[start Data section]

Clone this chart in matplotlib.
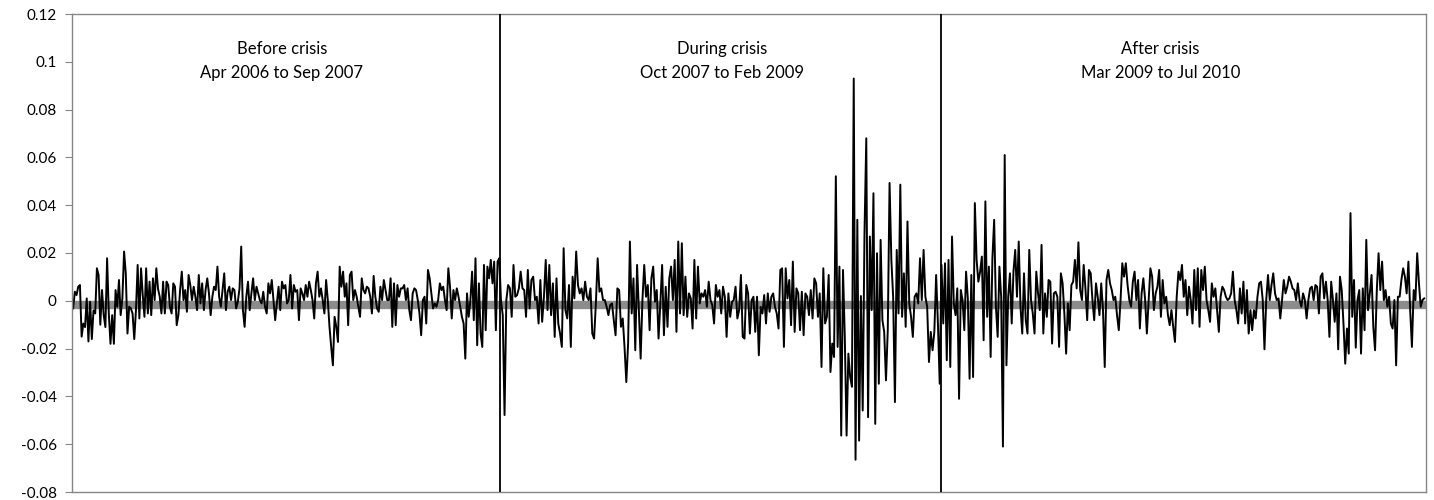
import matplotlib.pyplot as plt
import numpy as np

# daily returns, in thousandths
before = [-3.2, 3.8, 2.4, 5.9, 6.6, -15, -9.5, -11, 1, -17, -0.4, -16, -4, -5.3, 13.6, 10.8, -10, 4.5, -6, -11,
          17.8, -5.3, -18, -6, -18, 4.5, -2.5, 8.7, -6, 1, 20.6, 11.5, -13.7, -2.5, -3.2, -5.3, -16, -4, 15, -7.4,
          13.6, 2.4, -6.7, 13.6, -5.3, 8, -6, 9.4, 0.3, 13.6, 5, 1.7, -5.3, 8,
          -5.3, 8, 6.6, -2.5, -5.3, 7.3, 5.9, -10.2, -6, 4.5, 12.2, 0.3, 4.5, -4.6, 10.8, 6.6, 0.3, 5.9, 1.7, -3.9,
          10.8, -1.1, 7.3, -3.9, 4.5, 9.4, 3.1, -6, 1.7, 5.9, 4.5, 14.3, 1.7, -2.5, 4.5, 11.5, -3.9, 3.8, 5.9, 0.3,
          5.2, 4.5, -3.2, -0.4, 5.2, 22.7, -3.9, -10.9, 1.7, 8, -3.9, 3.1, 9.4, 0.3, 5.9, 3.1, 0.3, -1.1, 3.8, -2.5,
          -5.3, 7.3, 3.1, 8.7, 0.3, -8.1,
          -1.1, 5.9, -3.9, 8, 5.2, 6.6, -1.1, 0.3, 10.8, -3.2, 6.6, 3.8, 4.5, -8.1, 5.2, 3.1, 0.3, 6.6, 1.7, 8,
          4.5, 0.3, -7.4, 7.3, 12.2, 1.7, 5.2, 0.3, -5.3, 8.7, 0.3, -10.9, -19.3, -27, -6.7, -10.9, -17.2, 14.3, 5.9, 12.2,
          1.7, 7.3, -10.2, 10.8, 12.2, 0.3, 4.5, 1.7, -2.5, -6.7, 9.4, 4.5, 3.1, 5.9, 5.2, 1.7, -5.3, 10.4, 1.7, -3.2,
          -4.6, 5.9, 0.3, 8.7, 4.5, 0.3, 0.3, 9.4, -10.9, 7.3, -10.2, 6.6, 1.7, 5.2,
          5.2, 6.6, 0.3, 5.2, -3.9, -8.1, 3.1, 5.2, 4.5, 0.3, -5.3, -14.4, 0.3, 1.7, -9.5, 12.9, 9.4, 3.1, -3.2, -1.1,
          -2.5, 0.3, 7.3, 4.5, 5.9, 0.3, -3.9, 13.6, 5.9, -7.4, 4.5, 0.3, 5.2, 1.7, -2.5, -6.7, -9.5, -24.2, 3.1, -6.7,
          0.3, 12.2, -8.1, 17.8, -18.6, 7.3, -13.7, -19.3, 15, -12.3, 14.3, 9.4, 17.1, 7.3, 16.4, -12.3, 16.4, 17.8]

during = [0.3, -6, -47.8, 0.3, 6.6, 5.2, -6.7, 15, 1.7, 2.4, 5.2,
          12.2, 5.2, 4.5, -6.7, 12.9, -3.2, 8.7, 10.1, 0.3, 1.7, -9.5, 8.7, -8.8, 1.7, 17.1, -3.9, 15, -6, 7.3, -15.1,
          9.4, -9.5, -13.7, -19.3, 22, -3.9, -7.4, 6.6, -19.3, 10.1, 1, 20.6, 6.6, 3.1, 5.2, 0.3, 8, 1.7, 0.3, 5.2,
          -13.7, -15.8, -1.1, 17.8, 3.8, 5.2, 0.3, 0.3, -2.5, -6, -1.8, -1.1, -8.1, -14.4, 5.2, 4.5, -10.9, -7.4, -19.3,
          -34, -17.9, 24.8, -5.3, 9.4, -20.7, 15, -3.9, -24.2,
          0.3, 15, 1.7, 6.6, -12.3, 9.4, 14.3, -0.4, 4.5, -15.8, -1.1, 15, -14.4, 5.9, -10.9, 9.4, 14.3, 0.3, 17.1, -13,
          24.8, -5.3, 24.1, -6, 10.1, -6.7, 3.1, 1, -11.6, 17.1, -7.4, 14.3, -1.1, 3.1, 1.7, 4.5, -2.5, 8, 0.3, -1.8,
          -9.5, 6.6, 1.7, 4.5, -5.3, 5.9, 1.7, -15.1, 3.1, -6.7, -0.4, 0.3, 5.9, -7.4, -3.9, 10.8, -15.1, -15.8, 6.6, 3.1,
          -13.7, 0.3,
          1.7, -13, 1.7, -22.8, -2.5, -5.3, 2.4, -9.5, 3.1, -4.6, 1.7, 3.1, -2.5, -5.3, -11.6, 12.9, 13.6, -19.3, 13.6, 1,
          8.7, -10.2, 16.4, -13, 5.2, 3.1, -12.3, 3.8, -14.4, 3.1, 1.7, -6, 4.5, -7.4, 9.4, 7.3, -6.7, 3.1, -27.7, 13.6,
          -9.5, -6.7, 10.8, -29.8, -17.9, -23.5, 52.1, -19.3, 14.3, -56.4, 12.9, -15.1, -56.4, -22.1, -31.9, -36, 93, -66.5,
          33.9, -58.5, 2, -45.9, 28.3,
          68, -48.7, 26.9, -3.9, 45, -51.5, 19.9, -34.7, 25.5, -8.1, -13, -33.3, -12.3, 49.3, 17.1, 1.7, -42.4, 21.3,
          -5.3, 48.6, -6.7, 11.5, -10.9, 33.2, -1.1, -6.7, -15.1, 1.7, 3.1, -1.1, 17.8, 0.3, 21.3, 1.7, -2.5, -25.6, -13,
          -20.7, -13, 10.8, -9.5, -34.7]

after = [15, -9.5, 15.7, -24.9, 17.1, -27.7, 26.9, -1.1, -6, 5.2, -41, 4.5, 0.3, -12.3, 12.2, 1, -32.6, 10.8,
         -31.9, 40.9, 17.1, 8, 12.2, 18.5, -16.5, 41.6, -6.7, 14.3, -23.5, 17.8, 33.9, -2.5, -15.1, 14.3, 1.7, -61, 61,
         -27, 1.7, 11.5, -9.5, 12.2, 21.3, 1.7, 24.8, -2.5, -13.7, 11.5, -8.1, -13.7, 21.3, 0.3, -5.3, -13.7, 12.2, 3.1,
         -3.9, 23.4, -13.7, 3.1, -6.7, 8.7, 8, -17.9, 3.1, 3.8, 1.7, -19.3, 11.5, 7.3, -5.3, -22.1, -1.1, -12.3, 6.6, 8,
         17.1, 5.2, 24.5, 4.5,
         0.3, 15, 5.2, -8.1, 12.9, 11.5, 0.3, -8.1, 7.3, 1.7, -6, 7.3, -3.9, -27.7, 8.7, 12.9, 7.3, 4.5, 0.3, 1.7, -6,
         -12.3, 0.3, 15.7, 10.1, 15.7, 6.6, 0.3, -2.5, 8, 12.2, 0.3, 8.7, -11.6, 3.1, 9.4, 0.3, -13.7, 0.3, 13.6, 10.1,
         -3.9, 3.1, 5.9, 12.9, -6.7, 8.7, -1.1, 1.7, -6, -10.2, -3.9, -10.9, -17.2, 1.7, 12.2, 8.7, 15, 1.7, 8.7, -6,
         5.9, 0.3, -9.5, 12.9, -3.9, 13.6, -10.9, 12.9,
         4.5, 14.3, 0.3, -3.9, -8.8, 7.3, 1.7, 5.2, -3.9, -13, 1.7, 5.9, 4.5, 1.7, 0.3, 1, 3.1, 12.2, 0.3, -3.9, -9.5,
         5.2, -5.3, 8, -9.5, 4.5, -13.7, -3.9, -12.3, -3.9, -7.4, 1.7, 7.3, 8, 0.3, -20.3, 0.3, 10.8, 0.3, 6.6, 11.5,
         3.1, 0.3, 1, -7.4, 0.3, 8.7, 3.1, 5.9, 10.1, 8, 5.2, 4.5, 0.3, 7.3, 0.3, -2.5, 3.1, 0.3, -7.4, 0.3, 5.2, 5.9,
         0.3, 6.6, 5.9, -5.3, 10.1, 11.5,
         1, 8, 0.3, -15.1, 8, 0.3, -8.8, 3.1, -20.3, 10.1, 4.5, -9.5, -26.3, -11.6, -22.1, 36.7, -6.7, 8.7, -19.6, 0.3,
         4.5, -22.1, 5.2, -12.3, 25.5, -3.9, 3.1, 10.8, -10.9, -20.7, 4.5, 19.9, 4.5, 16.4, 0.3, 4.5, -2.5, 1.7, -9.5,
         -11.6, 0.3, -27, 1.7, 1.7, 8.7, 13.6, 10.1, 3.1, 16.4, -3.9, -19.3, 4.5, 0.3, 19.9, 7.3, -2.5, 0.3, 1]

# trading days in each period (before / during / after)
period_days = [370, 381, 419]
period_labels = ["Before crisis\nApr 2006 to Sep 2007",
                 "During crisis\nOct 2007 to Feb 2009",
                 "After crisis\nMar 2009 to Jul 2010"]
mean_level = -0.0017
y_ticks = [-0.08, -0.06, -0.04, -0.02, 0, 0.02, 0.04, 0.06, 0.08, 0.1, 0.12]

# spread each period's readings over its trading days
xs = []
start = 0
bounds = [0]
for seg, days in zip([before, during, after], period_days):
    xs.append(np.linspace(start, start + days, len(seg), endpoint=False))
    start += days
    bounds.append(start)
x = np.concatenate(xs)
returns = np.array(before + during + after) / 1000.0

plt.rcParams['font.family'] = ['Lato', 'DejaVu Sans']

fig = plt.figure(figsize=(14.34, 5.0), dpi=100)
ax = fig.add_axes([0.0502, 0.016, 0.9442, 0.956])

ax.axhline(mean_level, color='#8c8c8c', lw=6, zorder=1)
ax.plot(x, returns, color='black', lw=1.4, zorder=2)
for b in bounds[1:-1]:
    ax.axvline(b - 0.5, color='black', lw=1.3, zorder=3)

ax.set_xlim(-1, bounds[-1])
ax.set_ylim(-0.08, 0.12)
ax.set_yticks(y_ticks)
ax.set_yticklabels(["%g" % round(v, 2) for v in y_ticks], fontsize=11)
ax.set_xticks([])
ax.tick_params(axis='y', direction='out', length=5, color='#868686', pad=6)
for s in ax.spines.values():
    s.set_color('#868686')
    s.set_linewidth(1)

# text boxes sit a little left of each period's middle
label_x = [0.155, 0.48, 0.804]
for lx, lab in zip(label_x, period_labels):
    ax.text(lx, 0.1005, lab, ha='center', va='center', fontsize=12, linespacing=1.6,
            transform=ax.get_yaxis_transform())

fig.savefig('out.png', dpi=100)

[end Data section]

Task to carry out:
Your task is to restate word for word the lines from the top of the data to the line containing "import numpy as np", both ends included, with every picture left out.

Finished answer:
Clone this chart in matplotlib.
import matplotlib.pyplot as plt
import numpy as np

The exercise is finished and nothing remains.